View Single Post
Old 14th August 2008
drhowarddrfine drhowarddrfine is offline
VPN Cryptographer
 
Join Date: May 2008
Posts: 377
Default

I don't know how I missed this thread.

My first real computer was actually a toy computer that had little sliding racks on it for calculating logic. My dad bought it for some reason when I was about 8. My first sight of a real one was in 1970 when I went to college and the geologists next door had an IBM something with punch cards. I just didn't get it but I was a EE major and had no interest cause I was going into radio/tv.

After about 10 years of the radio/tv (and film) thing, I went to work for a company that made one of the first CAT scanners. It was a completely TTL system. My first exposure to a programming language was MUMPS.

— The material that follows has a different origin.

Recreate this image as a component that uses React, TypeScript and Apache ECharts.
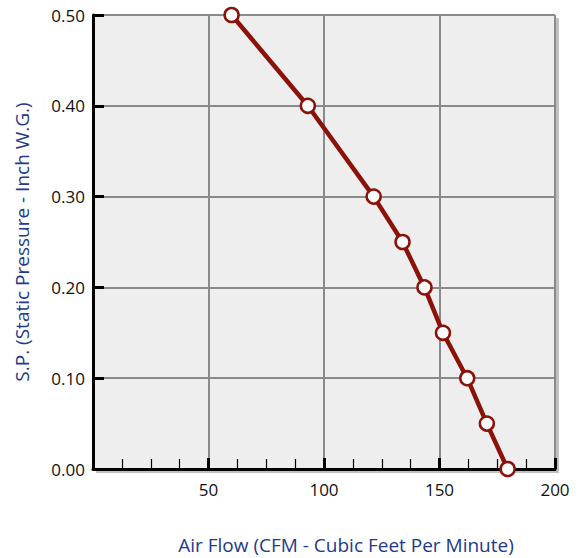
import React, { useEffect, useRef } from "react";
import * as echarts from "echarts";

const airFlow = [60, 93, 121.5, 134, 143.5, 151.5, 162, 170.5, 179.5];
const staticPressure = [0.5, 0.4, 0.3, 0.25, 0.2, 0.15, 0.1, 0.05, 0.0];
const xTitle = "Air Flow (CFM - Cubic Feet Per Minute)";
const yTitle = "S.P. (Static Pressure - Inch W.G.)";

const FONT = "'Open Sans', 'Noto Sans', sans-serif";

export default function App() {
  const ref = useRef<HTMLDivElement>(null);
  useEffect(() => {
    if (!ref.current) return;
    const chart = echarts.init(ref.current, undefined, { renderer: "svg" });
    const gl = 93, gt = 15, gw = 462, gh = 454;
    chart.setOption({
      animation: false,
      graphic: [
        {
          type: "rect",
          z: -10,
          silent: true,
          shape: { x: gl + 3, y: gt + 3, width: gw + 1, height: gh + 1 },
          style: { fill: "#c0c0c0" },
        },
      ],
      grid: {
        left: gl,
        top: gt,
        width: gw,
        height: gh,
        show: true,
        backgroundColor: "#eeeeee",
        borderWidth: 0,
        outerBoundsMode: "none",
        containLabel: false,
      },
      xAxis: {
        type: "value",
        min: 0,
        max: 200,
        interval: 50,
        name: xTitle,
        nameLocation: "middle",
        nameGap: 66,
        nameTextStyle: {
          color: "#23398a",
          fontSize: 19,
          fontFamily: FONT,
          padding: [0, 0, 0, 44],
        },
        axisLine: { show: true, onZero: false, lineStyle: { color: "#000", width: 3 } },
        axisTick: { show: true, inside: true, length: 11, lineStyle: { color: "#000", width: 3 } },
        minorTick: { show: true, splitNumber: 4, length: 10, lineStyle: { color: "#000", width: 1.2 } },
        axisLabel: {
          color: "#111",
          fontSize: 17,
          fontFamily: FONT,
          margin: 12,
          formatter: (v: number) => (v === 0 ? "" : String(v)),
        },
        splitLine: { show: true, lineStyle: { color: "#8a8a8a", width: 2 } },
      },
      yAxis: {
        type: "value",
        min: 0,
        max: 0.5,
        interval: 0.1,
        name: yTitle,
        nameLocation: "middle",
        nameGap: 62,
        nameTextStyle: { color: "#23398a", fontSize: 19, fontFamily: FONT },
        axisLine: { show: true, onZero: false, lineStyle: { color: "#000", width: 3 } },
        axisTick: { show: true, inside: true, length: 11, lineStyle: { color: "#000", width: 3 } },
        axisLabel: {
          color: "#111",
          fontSize: 17,
          fontFamily: FONT,
          margin: 8,
          formatter: (v: number) => v.toFixed(2),
        },
        splitLine: { show: true, lineStyle: { color: "#8a8a8a", width: 2 } },
      },
      series: [
        {
          type: "line",
          data: airFlow.map((x, i) => [x, staticPressure[i]]),
          lineStyle: { color: "#8b1209", width: 4.5 },
          symbol: "circle",
          symbolSize: 14,
          itemStyle: { color: "#ffffff", borderColor: "#8b1209", borderWidth: 2.5 },
          clip: false,
          z: 5,
        },
      ],
    });
    return () => chart.dispose();
  }, []);
  return (
    <div
      ref={ref}
      style={{ position: "absolute", left: 0, top: 0, width: 585, height: 558 }}
    />
  );
}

The first computer I owned was one I built from the brand new 8085 that just came out, saving me the trouble of the extra chips involved with an 8080. Eventually I put together one using a Z80. Assembly language was the highest I ever went, sometimes just using switches and, in a few cases, touching wires together . Saving programs to a cassette recorder was bleeding edge but the damn tapes sometimes took two or three passes before the computer would reload properly; if at all.

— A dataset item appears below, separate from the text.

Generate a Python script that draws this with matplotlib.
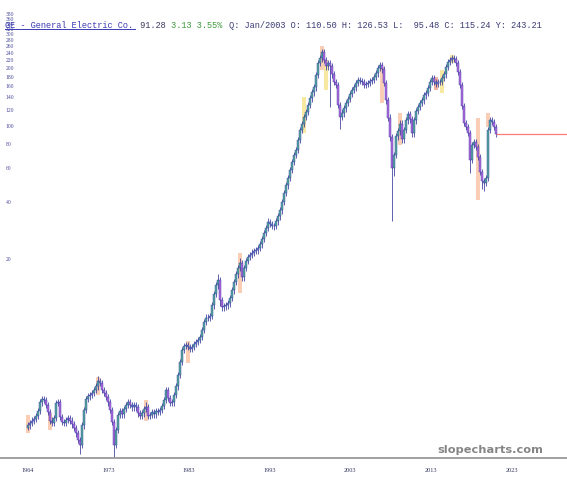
import matplotlib
matplotlib.use("Agg")
import matplotlib.pyplot as plt
import numpy as np
from matplotlib.transforms import blended_transform_factory
from matplotlib.patches import Rectangle
from matplotlib.lines import Line2D
from matplotlib.ticker import NullLocator

# ---------------- data (quarterly bars) ----------------
first_open = 2.65
closes = [
    2.75, 2.82, 2.90, 2.96, 3.07, 3.26, 3.63, 3.77, 3.72, 3.50,
    3.22, 2.90, 2.82, 3.00, 3.59, 3.63, 3.03, 2.86, 2.82, 2.93,
    3.00, 2.90, 2.78, 2.66, 2.50, 2.30, 2.17, 2.75, 3.30, 3.77,
    3.90, 3.95, 4.05, 4.20, 4.40, 4.68, 4.56, 4.20, 4.05, 3.86,
    3.63, 3.30, 2.86, 2.17, 2.60, 3.11, 3.26, 3.14, 3.34, 3.50,
    3.63, 3.50, 3.42, 3.50, 3.42, 3.18, 3.07, 3.18, 3.34, 3.42,
    3.07, 3.11, 3.22, 3.14, 3.26, 3.22, 3.30, 3.46, 3.72, 4.20,
    3.81, 3.59, 3.63, 3.95, 4.40, 5.02, 5.87, 6.78, 7.12, 7.20,
    7.03, 6.87, 7.03, 7.29, 7.47, 7.65, 7.93, 8.63, 9.50, 9.96,
    9.96, 10.2, 11.6, 13.3, 14.8, 15.7, 12.4, 11.4, 11.5, 11.6,
    11.9, 12.7, 13.9, 15.4, 16.9, 18.2, 19.3, 16.3, 18.2, 19.8,
    20.7, 21.2, 21.8, 22.3, 22.5, 23.1, 24.2, 25.7, 27.7, 29.4,
    31.6, 30.8, 30.1, 30.1, 31.9, 33.9, 36.4, 40.1, 44.7, 49.2,
    53.6, 59.0, 64.9, 70.6, 74.9, 84.5, 95.3, 102.4, 111.4, 118.3,
    128.7, 140.0, 150.4, 159.7, 184.5, 213.2, 226.3, 243.2, 221.0, 205.6,
    213.2, 205.6, 186.8, 169.6, 163.6, 128.7, 111.4, 116.9, 124.1, 131.8,
    138.3, 146.9, 154.1, 159.7, 167.6, 173.8, 171.7, 169.6, 163.6, 165.6,
    167.6, 171.7, 173.8, 180.1, 189.0, 200.6, 208.1, 198.3, 167.6, 136.7,
    110.1, 87.6, 60.4, 70.6, 88.7, 94.2, 102.4, 85.5, 95.3, 107.5,
    115.5, 108.8, 91.9, 107.5, 119.7, 125.6, 131.8, 136.7, 145.1, 148.6,
    157.8, 169.6, 178.0, 169.6, 165.6, 169.6, 169.6, 178.0, 186.8, 203.1,
    215.8, 221.0, 226.3, 223.6, 213.2, 191.3, 163.6, 127.2, 103.7, 98.8,
    91.9, 66.5, 79.6, 82.5, 77.7, 68.9, 57.5, 51.6, 50.4, 53.6,
    95.3, 107.5, 104.9, 98.8, 91.28,
]
highs = [
    2.86, 2.93, 3.02, 3.08, 3.19, 3.39, 3.78, 3.92, 3.92, 3.87,
    3.64, 3.35, 3.02, 3.12, 3.73, 3.78, 3.78, 3.15, 2.97, 3.05,
    3.12, 3.12, 3.02, 2.89, 2.77, 2.60, 2.39, 2.86, 3.43, 3.92,
    4.06, 4.11, 4.21, 4.37, 4.58, 4.95, 4.87, 4.74, 4.37, 4.21,
    4.01, 3.78, 3.43, 2.97, 2.70, 3.23, 3.39, 3.39, 3.47, 3.64,
    3.78, 3.78, 3.64, 3.64, 3.64, 3.56, 3.31, 3.31, 3.47, 3.62,
    3.56, 3.23, 3.35, 3.35, 3.39, 3.39, 3.43, 3.60, 3.87, 4.37,
    4.37, 3.96, 3.78, 4.11, 4.58, 5.22, 6.10, 7.05, 7.40, 7.49,
    7.49, 7.31, 7.31, 7.58, 7.77, 7.96, 8.25, 8.98, 9.88, 10.4,
    10.4, 10.6, 12.1, 13.8, 15.4, 16.9, 16.3, 12.9, 12.0, 12.1,
    12.4, 13.2, 14.5, 16.0, 17.6, 18.9, 20.4, 20.1, 18.9, 20.6,
    21.5, 22.0, 22.7, 23.2, 23.4, 24.0, 25.2, 26.7, 28.8, 30.6,
    33.0, 32.9, 32.0, 31.3, 33.2, 35.3, 37.9, 41.7, 46.5, 51.2,
    55.7, 61.4, 67.5, 73.4, 77.9, 87.9, 99.1, 106, 116, 123,
    134, 146, 156, 166, 192, 222, 235, 253, 253, 230,
    222, 222, 214, 194, 176, 170, 134, 122, 129, 137,
    144, 153, 160, 166, 174, 181, 181, 179, 176, 172,
    174, 179, 181, 187, 197, 209, 216, 216, 206, 174,
    142, 115, 91, 73, 92, 98, 108, 107, 99, 112,
    120, 120, 113, 112, 124, 131, 137, 142, 151, 155,
    164, 176, 185, 185, 176, 176, 176, 185, 194, 211,
    224, 230, 235, 235, 233, 222, 199, 170, 132, 108,
    103, 95.6, 82.8, 85.8, 85.8, 80.8, 71.7, 59.8, 53.7, 55.7,
    99, 112, 112, 109, 103,
]
lows = [
    2.58, 2.64, 2.71, 2.78, 2.84, 2.95, 3.13, 3.48, 3.57, 3.36,
    3.09, 2.78, 2.71, 2.71, 2.88, 3.45, 2.91, 2.75, 2.71, 2.71,
    2.81, 2.78, 2.67, 2.55, 2.40, 2.21, 1.95, 2.08, 2.64, 3.17,
    3.62, 3.74, 3.79, 3.89, 4.03, 4.22, 4.38, 4.03, 3.89, 3.71,
    3.48, 3.17, 2.75, 1.81, 2.08, 2.50, 2.99, 3.01, 3.01, 3.21,
    3.36, 3.36, 3.28, 3.28, 3.28, 3.05, 2.95, 2.95, 3.05, 3.21,
    2.95, 2.95, 2.99, 3.01, 3.01, 3.09, 3.09, 3.17, 3.32, 3.57,
    3.66, 3.45, 3.45, 3.48, 3.79, 4.22, 4.82, 5.64, 6.51, 6.84,
    6.75, 6.60, 6.60, 6.75, 7.00, 7.17, 7.34, 7.61, 8.28, 9.12,
    9.56, 9.56, 9.79, 11.1, 12.8, 14.2, 11.5, 10.9, 10.9, 11.0,
    11.1, 11.4, 12.2, 13.3, 14.8, 16.2, 17.5, 15.6, 15.6, 17.5,
    19.0, 19.9, 20.4, 20.9, 21.4, 21.6, 22.2, 23.2, 24.7, 26.6,
    28.2, 29.6, 28.9, 28.6, 28.9, 30.6, 32.5, 34.9, 38.5, 42.9,
    47.2, 51.5, 56.6, 62.3, 67.8, 71.9, 81.1, 91.5, 98.3, 107,
    114, 124, 134, 144, 153, 177, 205, 217, 212, 197,
    197, 126, 179, 163, 157, 124, 96, 107, 112, 119,
    127, 133, 141, 148, 153, 161, 165, 163, 157, 157,
    159, 161, 165, 167, 173, 181, 193, 190, 161, 131,
    106, 84, 32, 55, 68, 85, 90, 82, 82, 92,
    103, 104, 88, 88, 103, 115, 121, 127, 131, 139,
    143, 152, 163, 163, 159, 159, 163, 163, 171, 179,
    195, 207, 212, 215, 205, 184, 157, 122, 99.6, 94.8,
    88.2, 57, 63.8, 76.4, 74.6, 66.1, 55.2, 47, 46, 48.4,
    51.5, 91.5, 101, 94.8, 87.6,
]
# highlighted bars: bar index, box low, box high, colour kind
hl_index = [0, 11, 35, 59, 80, 106, 138, 147, 149, 177, 186, 204, 207, 212, 225, 230]
hl_low = [2.5, 2.6, 3.95, 2.9, 5.8, 13.5, 92, 196, 154, 132, 80, 154, 149, 213, 41, 99]
hl_high = [3.1, 3.2, 4.9, 3.7, 7.6, 21.8, 142, 263, 221, 203, 117, 180, 196, 235, 110, 117]
hl_kind = ["o", "o", "o", "o", "o", "o", "y", "o", "y", "o", "o", "r", "y", "y", "o", "o"]

year_labels = ["1964", "1973", "1983", "1993", "2003", "2013", "2023"]
ytick_values = [20, 40, 60, 80, 100, 120, 140, 160, 180, 200, 220, 240,
                260, 280, 300, 320, 340, 360, 380]

title_parts = ["GE - General Electric Co.", " 91.28", " 3.13 3.55%",
               " Q: Jan/2003 O: 110.50 H: 126.53 L:  95.48 C: 115.24 Y: 243.21"]
title_colors = ["#3b3bb5", "#3a3a60", "#3f9a3f", "#3b3b75"]

# ---------------- figure ----------------
W, H = 567, 480
fig = plt.figure(figsize=(W / 100, H / 100), dpi=100)
ax = fig.add_axes([0, 22 / H, 1, 458 / H])
ax.set_yscale("log")
ax.set_ylim(1.854, 454.3)
ax.set_xlim(-14, 269.5)

closes_a = np.array(closes)
opens_a = np.array([first_open] + closes[:-1])
xs = np.arange(len(closes))
navy = "#34379a"

cols = []
for o, c in zip(opens_a, closes_a):
    r = c / o
    if r > 1.03:
        cols.append("#52ab9c")
    elif r < 0.97:
        cols.append("#b46be2")
    else:
        cols.append("#6b86c8")

hl_colors = {"o": "#f7b48c", "y": "#f3dc70", "r": "#ef8a6a"}
for i, lo, hi, k in zip(hl_index, hl_low, hl_high, hl_kind):
    ax.add_patch(Rectangle((i - 1.15, lo), 2.3, hi - lo, facecolor=hl_colors[k],
                           edgecolor="none", alpha=0.65, zorder=1))

ax.vlines(xs, lows, highs, color=navy, lw=0.55, zorder=2)
ax.bar(xs, closes_a - opens_a, bottom=opens_a, width=0.95, color=cols,
       edgecolor=navy, linewidth=0.3, zorder=3)

ax.hlines(closes[-1], xs[-1], 269.5, color="#ff7a7a", lw=0.9, zorder=2)

for s in ["top", "left", "right"]:
    ax.spines[s].set_visible(False)
ax.spines["bottom"].set_color("#9a9a9a")
ax.spines["bottom"].set_linewidth(1.3)

ax.yaxis.set_major_locator(NullLocator())
ax.yaxis.set_minor_locator(NullLocator())
tick_pos = [k * 40.3 for k in range(len(year_labels))]
ax.set_xticks(tick_pos)
ax.set_xticklabels(year_labels, fontsize=4.4, family="Liberation Serif", color="#33335f")
ax.tick_params(axis="x", length=0, pad=7)

trans = blended_transform_factory(ax.transAxes, ax.transData)
for v in ytick_values:
    ax.text(6 / W, v, str(v), transform=trans, fontsize=4.1, family="Liberation Serif",
            color="#4a4a9a", ha="left", va="center", zorder=5)

# title line (monospace, multi-coloured)
fs = 6.25
cw = 0.6 * fs * 100 / 72  # char width in px
x0 = 5
n = 0
for part, colr in zip(title_parts, title_colors):
    fig.text((x0 + n * cw) / W, 1 - 25 / H, part, fontsize=fs, family="Liberation Mono",
             color=colr, ha="left", va="center")
    n += len(part)
fig.add_artist(Line2D([x0 / W, (x0 + len(title_parts[0]) * cw) / W],
                      [1 - 29.3 / H, 1 - 29.3 / H], color=title_colors[0], lw=0.7))

fig.text(490 / W, 1 - 450 / H, "slopecharts.com", fontsize=8.2, weight="bold",
         family="DejaVu Sans", color="#858585", ha="center", va="center")

fig.savefig("out.png", dpi=100)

That was all around 1980. I worked on 6801s, 6809s, 8051s. Intel was the only hardware we bought. And if you were reading Byte in the 1980s like roddierod then you read an article I wrote.

I was starting to work more on applications by 1985 but still in assembly. I selected the 68000 (I was now project manager) but my damn MIT big shot sob of a boss made us learn this thing called 'C'. There was more cussing than you would expect out of a professional office. Most of us only used it until it didn't work and then just used assembly. It was all done on a PDP-8 but the thing couldn't handle the load of our compiles (damn HLL POS). I got a few of us together and we pitched buying a mini-computer from some new company called Sun Microsystems. They ran up against Apollo Computers, which I favored.

I then moved to Pixar. They sold hardware then that ran Renderman. I remember riding the bus back to the airport after my interview with Ed Catmull who was messing with the rendering engine on the bus. Later, I went to Silicon Graphics and used to occasionally eat lunch with Jim Clark.

Things get pretty boring after that, computer-wise.